§ **Task description**
Return only the lines from the top of the data down to the one that holds "260, 280, 300];", both included, without any pictures.

§ **Record excerpts**

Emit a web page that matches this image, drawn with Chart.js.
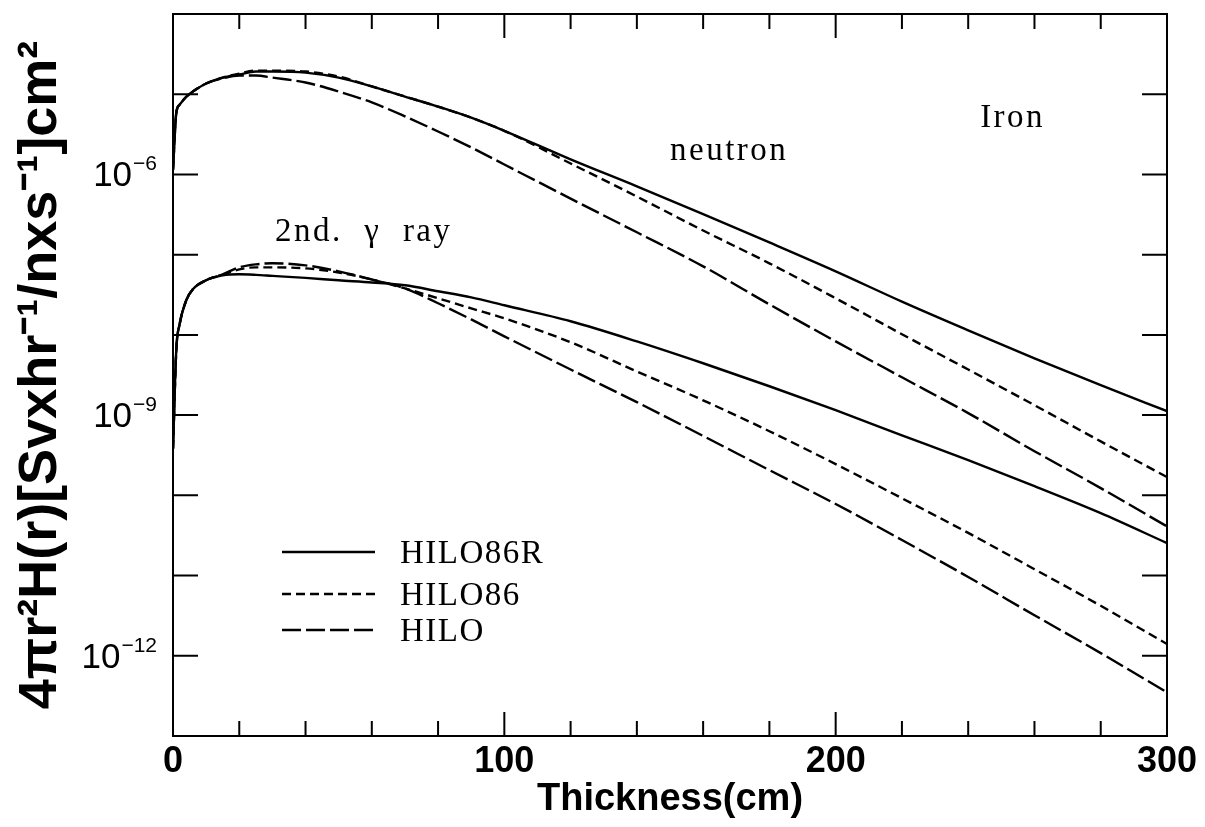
<!DOCTYPE html>
<html>
<head>
<meta charset="utf-8">
<script src="https://cdn.jsdelivr.net/npm/chart.js@4.4.1/dist/chart.umd.min.js"></script>
<style>
  html, body { margin: 0; padding: 0; background: #fff; }
  #wrap { width: 1205px; height: 827px; position: relative; }
</style>
</head>
<body>
<div id="wrap"><canvas id="doseChart"></canvas></div>
<script>
// thickness of iron (cm)
const thickness = [0, 1, 2, 4, 6, 10, 15, 20, 25, 30, 40, 50, 60, 70, 80, 90, 100, 120, 140, 160, 180, 200, 220, 240, 260, 280, 300];

// neutron dose
const neutronHILO86R = [1.15e-6, 5.9e-6, 7.4e-6, 9.3e-6, 1.08e-5, 1.36e-5, 1.61e-5, 1.76e-5, 1.92e-5, 1.92e-5, 1.86e-5, 1.61e-5, 1.25e-5, 9.35e-6, 7.0e-6, 5.1e-6, 3.5e-6, 1.54e-6, 7.1e-7, 3.2e-7, 1.42e-7, 6.2e-8, 2.6e-8, 1.14e-8, 5.1e-9, 2.36e-9, 1.12e-9];
const neutronHILO86 = [1.15e-6, 5.9e-6, 7.4e-6, 9.3e-6, 1.08e-5, 1.36e-5, 1.61e-5, 1.81e-5, 1.97e-5, 1.97e-5, 1.92e-5, 1.66e-5, 1.25e-5, 9.35e-6, 7.0e-6, 5.1e-6, 3.5e-6, 1.37e-6, 5.3e-7, 2.0e-7, 7.8e-8, 2.86e-8, 1.02e-8, 3.7e-9, 1.33e-9, 4.7e-10, 1.69e-10];
const neutronHILO = [1.15e-6, 5.9e-6, 7.4e-6, 9.3e-6, 1.08e-5, 1.36e-5, 1.58e-5, 1.71e-5, 1.71e-5, 1.61e-5, 1.40e-5, 1.08e-5, 7.9e-6, 5.3e-6, 3.43e-6, 2.17e-6, 1.33e-6, 5.0e-7, 1.9e-7, 7.15e-8, 2.4e-8, 8.3e-9, 2.96e-9, 1.06e-9, 3.55e-10, 1.23e-10, 4.1e-11];

// secondary gamma ray dose
const gammaHILO86R = [3.8e-10, 6.6e-9, 1.36e-8, 2.7e-8, 3.7e-8, 4.8e-8, 5.52e-8, 5.69e-8, 5.6e-8, 5.44e-8, 5.14e-8, 4.79e-8, 4.5e-8, 4.15e-8, 3.5e-8, 2.94e-8, 2.34e-8, 1.48e-8, 8.3e-9, 4.43e-9, 2.29e-9, 1.15e-9, 5.6e-10, 2.74e-10, 1.3e-10, 6.0e-11, 2.54e-11];
const gammaHILO86 = [3.8e-10, 6.6e-9, 1.36e-8, 2.7e-8, 3.7e-8, 4.8e-8, 5.6e-8, 6.56e-8, 6.95e-8, 6.95e-8, 6.75e-8, 6.0e-8, 4.9e-8, 3.8e-8, 2.86e-8, 2.14e-8, 1.61e-8, 8.1e-9, 3.5e-9, 1.53e-9, 6.3e-10, 2.45e-10, 9.2e-11, 3.4e-11, 1.2e-11, 4.2e-12, 1.4e-12];
const gammaHILO = [3.8e-10, 6.6e-9, 1.36e-8, 2.7e-8, 3.7e-8, 4.8e-8, 5.7e-8, 6.95e-8, 7.57e-8, 7.8e-8, 7.36e-8, 6.2e-8, 4.9e-8, 3.8e-8, 2.48e-8, 1.56e-8, 9.6e-9, 3.7e-9, 1.45e-9, 5.5e-10, 2.06e-10, 7.8e-11, 2.77e-11, 9.6e-12, 3.2e-12, 1.08e-12, 3.5e-13];

// axes
const xLabelValues = [0, 100, 200, 300];
const xMinorValues = [20, 40, 60, 80, 120, 140, 160, 180, 220, 240, 260, 280];
const yDecades = [-13, -12, -11, -10, -9, -8, -7, -6, -5, -4];
const yLabelDecades = [-12, -9, -6];
const yLabelExp = ['\u221212', '\u22129', '\u22126'];

const codeNames = ['HILO86R', 'HILO86', 'HILO'];
const codeDash = [[], [9, 5], [19, 5]];

const sans = "'Liberation Sans', Arial, Helvetica, sans-serif";
const serif = "'Liberation Serif', 'DejaVu Serif', 'Times New Roman', serif";

function pts(vals) {
    return thickness.map((t, i) => ({x: t, y: vals[i]}));
}
function ds(label, vals, dash) {
    return {
        label: label,
        data: pts(vals),
        borderColor: '#000',
        borderWidth: 2.4,
        borderDash: dash,
        pointRadius: 0,
        fill: false,
        cubicInterpolationMode: 'monotone'
    };
}

// inward ticks on all four sides, frame, and y labels with real superscripts
const frameTicks = {
    id: 'frameTicks',
    afterDraw(chart) {
        const {ctx, chartArea: a, scales: {x, y}} = chart;
        ctx.save();
        ctx.strokeStyle = '#000';
        ctx.lineWidth = 2;
        ctx.strokeRect(a.left, a.top, a.right - a.left, a.bottom - a.top);
        ctx.beginPath();
        xMinorValues.concat([100, 200]).forEach(v => {
            const px = x.getPixelForValue(v);
            const len = v % 100 === 0 ? 24 : 15;
            ctx.moveTo(px, a.bottom); ctx.lineTo(px, a.bottom - len);
            ctx.moveTo(px, a.top); ctx.lineTo(px, a.top + len);
        });
        yDecades.forEach(e => {
            const py = y.getPixelForValue(Math.pow(10, e));
            ctx.moveTo(a.left, py); ctx.lineTo(a.left + 25, py);
            ctx.moveTo(a.right, py); ctx.lineTo(a.right - 25, py);
        });
        ctx.stroke();

        ctx.fillStyle = '#000';
        ctx.textAlign = 'right';
        ctx.textBaseline = 'alphabetic';
        const labelRight = a.left - 16;
        yLabelDecades.forEach((e, i) => {
            const py = y.getPixelForValue(Math.pow(10, e));
            ctx.font = '21px ' + sans;
            const w = ctx.measureText(yLabelExp[i]).width;
            ctx.fillText(yLabelExp[i], labelRight, py - 4);
            ctx.font = '35px ' + sans;
            ctx.fillText('10', labelRight - w - 1, py + 12);
        });
        ctx.restore();
    }
};

// text notes and the key
const notes = {
    id: 'notes',
    afterDraw(chart) {
        const {ctx, scales: {x, y}} = chart;
        ctx.save();
        ctx.fillStyle = '#000';
        ctx.font = '33px ' + serif;
        ctx.textBaseline = 'alphabetic';
        ctx.letterSpacing = '2.5px';
        ctx.fillText('neutron', x.getPixelForValue(150), y.getPixelForValue(1.5e-6));
        ctx.fillText('Iron', x.getPixelForValue(243.6), y.getPixelForValue(3.9e-6));
        ctx.fillText('2nd.  \u03B3  ray', x.getPixelForValue(30.8), y.getPixelForValue(1.47e-7));

        // key
        ctx.letterSpacing = '1.5px';
        const keyY = [552, 594, 630];
        codeNames.forEach((name, i) => {
            ctx.beginPath();
            ctx.setLineDash(codeDash[i]);
            ctx.lineWidth = 2.4;
            ctx.strokeStyle = '#000';
            ctx.moveTo(282, keyY[i]);
            ctx.lineTo(375, keyY[i]);
            ctx.stroke();
            ctx.fillText(name, 400, keyY[i] + 11);
        });
        ctx.restore();
    }
};

const doseChart = document.getElementById('doseChart');
new Chart(doseChart, {
    type: 'line',
    data: {
        datasets: [
            ds('HILO', neutronHILO, codeDash[2]),
            ds('HILO86', neutronHILO86, codeDash[1]),
            ds('HILO86R', neutronHILO86R, codeDash[0]),
            ds('HILO', gammaHILO, codeDash[2]),
            ds('HILO86', gammaHILO86, codeDash[1]),
            ds('HILO86R', gammaHILO86R, codeDash[0])
        ]
    },
    options: {
        responsive: true,
        maintainAspectRatio: false,
        animation: false,
        devicePixelRatio: 1,
        layout: { padding: { left: 0, right: 38, top: 14, bottom: 0 } },
        plugins: {
            legend: { display: false },
            tooltip: { enabled: false }
        },
        scales: {
            x: {
                type: 'linear',
                min: 0,
                max: 300,
                afterBuildTicks(scale) {
                    scale.ticks = xLabelValues.map(v => ({value: v}));
                },
                afterFit(scale) {
                    scale.height = 91;
                    scale.paddingLeft = 0;
                    scale.paddingRight = 0;
                },
                grid: { display: false, drawTicks: false },
                border: { display: false },
                ticks: {
                    autoSkip: false,
                    maxRotation: 0,
                    padding: 8,
                    color: '#000',
                    font: { family: sans, size: 36, weight: 'bold', lineHeight: 1 },
                    callback: v => String(v)
                },
                title: {
                    display: true,
                    text: 'Thickness(cm)',
                    color: '#000',
                    padding: { top: 0, bottom: 8 },
                    font: { family: sans, size: 38, weight: 'bold', lineHeight: 1 }
                }
            },
            y: {
                type: 'logarithmic',
                min: 1e-13,
                max: 1e-4,
                afterBuildTicks(scale) {
                    scale.ticks = yDecades.map(e => ({value: Math.pow(10, e)}));
                },
                afterFit(scale) {
                    scale.width = 173;
                    scale.paddingTop = 0;
                    scale.paddingBottom = 0;
                },
                grid: { display: false, drawTicks: false },
                border: { display: false },
                ticks: { display: false },
                title: {
                    display: true,
                    text: '4\u03C0r\u00B2H(r)[Svxhr\u207B\u00B9/nxs\u207B\u00B9]cm\u00B2',
                    color: '#000',
                    padding: { top: 14, bottom: 0 },
                    font: { family: sans, size: 54, weight: 'bold', lineHeight: 1 }
                }
            }
        }
    },
    plugins: [frameTicks, notes]
});
</script>
</body>
</html>
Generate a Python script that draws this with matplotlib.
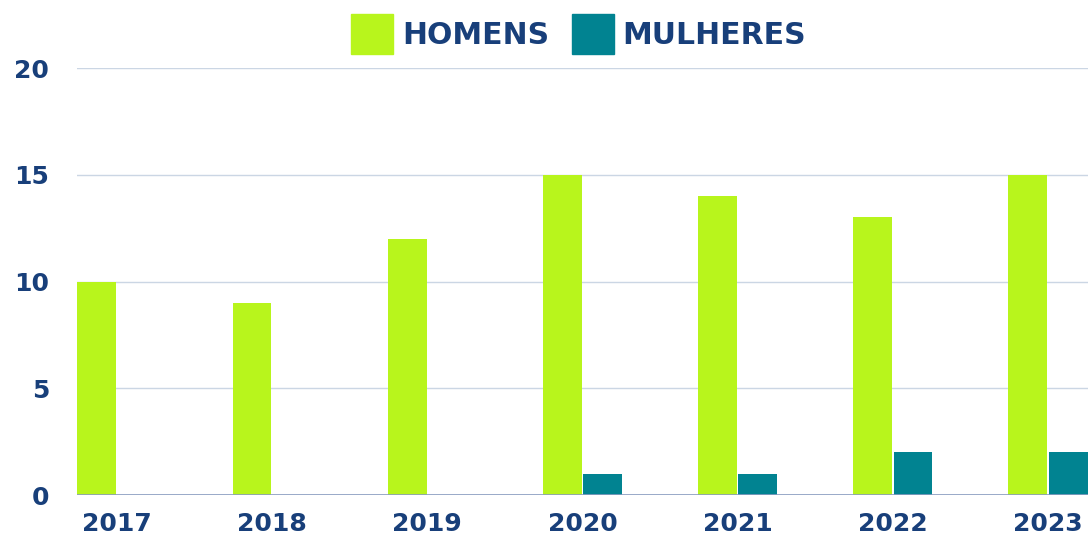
import matplotlib
matplotlib.use("Agg")
import matplotlib.pyplot as plt
from matplotlib.patches import Patch
import numpy as np

years = ["2017", "2018", "2019", "2020", "2021", "2022", "2023"]
homens = [10, 9, 12, 15, 14, 13, 15]
mulheres = [0, 0, 0, 1, 1, 2, 2]
yticks = [0, 5, 10, 15, 20]

GREEN = "#B8F51C"
TEAL = "#018391"
NAVY = "#183F7A"

plt.rcParams['font.family'] = ['DejaVu Sans']

fig = plt.figure(figsize=(10.88, 5.38), dpi=100)
ax = fig.add_axes([0.0708, 0.0799, 0.9292, 0.7937])

x = np.arange(len(years))
w = 0.25
ax.bar(x - 0.13, homens, width=w, color=GREEN, zorder=3)
ax.bar(x + 0.13, mulheres, width=w, color=TEAL, zorder=3)

ax.set_xlim(-0.258, len(years) - 1 + 0.258)
ax.set_ylim(0, 20)
ax.set_yticks(yticks)
ax.set_xticks(x)
ax.set_xticklabels(years)
ax.grid(axis='y', color="#CBD6E4", linewidth=1, zorder=0)
ax.axhline(0, color="#8A9CC0", linewidth=1.2, zorder=4)
for s in ax.spines.values():
    s.set_visible(False)
ax.tick_params(length=0, labelsize=18, labelcolor=NAVY)
ax.tick_params(axis='y', pad=20)
ax.tick_params(axis='x', pad=12.5)
for lab in ax.get_xticklabels() + ax.get_yticklabels():
    lab.set_fontweight('bold')

handles = [Patch(color=GREEN, label="HOMENS"), Patch(color=TEAL, label="MULHERES")]
leg = fig.legend(handles=handles, loc='center', bbox_to_anchor=(0.532, 0.937), ncol=2,
                 frameon=False, fontsize=21.5, handlelength=1.4, handleheight=1.72,
                 handletextpad=0.3, columnspacing=0.75)
for t in leg.get_texts():
    t.set_color(NAVY)
    t.set_fontweight('bold')

fig.savefig("out.png", dpi=100)
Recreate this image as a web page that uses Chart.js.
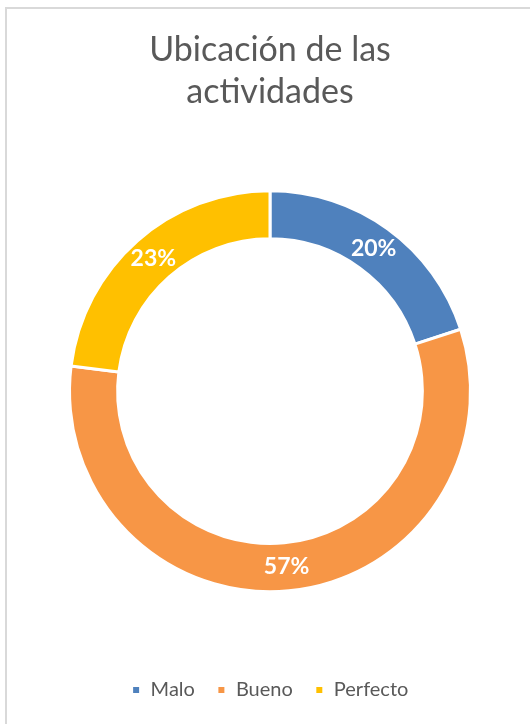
<!DOCTYPE html>
<html>
<head>
<meta charset="utf-8">
<script src="https://cdn.jsdelivr.net/npm/chart.js@4/dist/chart.umd.min.js"></script>
<style>
  html, body { margin: 0; padding: 0; background: #fff; overflow: hidden; }
  #wrap { position: relative; width: 530px; height: 724px; }
  #frame { position: absolute; left: 5px; top: 7px; width: 600px; height: 800px; border: 2px solid #d9d9d9; box-sizing: border-box; }
  #myChart { position: absolute; left: 0; top: 0; }
</style>
</head>
<body>
<div id="wrap">
  <div id="frame"></div>
  <canvas id="myChart" width="530" height="724"></canvas>
</div>
<script>
var titleLines = ['Ubicación de las', 'actividades'];
var categories = ['Malo', 'Bueno', 'Perfecto'];
var percents = [20, 57, 23];
var colors = ['#4f81bd', '#f79646', '#ffc000'];

// labels de porcentaje en medio de cada arco
var pctLabels = {
    id: 'pctLabels',
    afterDatasetsDraw: function (chart) {
        var ctx = chart.ctx;
        var meta = chart.getDatasetMeta(0);
        ctx.save();
        ctx.fillStyle = '#ffffff';
        ctx.font = 'bold 23px Lato, sans-serif';
        ctx.textAlign = 'center';
        ctx.textBaseline = 'middle';
        meta.data.forEach(function (arc, i) {
            var p = arc.tooltipPosition();
            ctx.fillText(percents[i] + '%', p.x, p.y);
        });
        ctx.restore();
    }
};

var ctx = document.getElementById('myChart');
var xx = new Chart(ctx, {
    type: 'doughnut',
    data: {
        labels: categories,
        datasets: [{
            data: percents,
            backgroundColor: colors,
            borderColor: '#ffffff',
            borderWidth: 3,
            hoverOffset: 0
        }]
    },
    options: {
        responsive: false,
        animation: false,
        cutout: '76%',
        layout: {
            padding: { left: 68, right: 58, top: 29, bottom: 14 }
        },
        plugins: {
            title: {
                display: true,
                text: titleLines,
                color: '#595959',
                font: { family: 'Lato, sans-serif', size: 34, weight: 'normal', lineHeight: 1.24 },
                padding: { top: 0, bottom: 11 }
            },
            legend: {
                position: 'bottom',
                labels: {
                    color: '#595959',
                    font: { family: 'Lato, sans-serif', size: 20 },
                    boxWidth: 9,
                    boxHeight: 9,
                    padding: 22
                }
            },
            tooltip: { enabled: false }
        }
    },
    plugins: [pctLabels]
});
</script>
</body>
</html>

§ **Output**
Emit a web page that matches this image, drawn with Chart.js.
<!DOCTYPE html>
<html>
<head>
<meta charset="utf-8">
<script src="https://cdn.jsdelivr.net/npm/chart.js@4.4.1/dist/chart.umd.min.js"></script>
<style>
  html, body { margin: 0; padding: 0; background: #fff; }
  #wrap { width: 1205px; height: 827px; position: relative; }
</style>
</head>
<body>
<div id="wrap"><canvas id="doseChart"></canvas></div>
<script>
// thickness of iron (cm)
const thickness = [0, 1, 2, 4, 6, 10, 15, 20, 25, 30, 40, 50, 60, 70, 80, 90, 100, 120, 140, 160, 180, 200, 220, 240, 260, 280, 300];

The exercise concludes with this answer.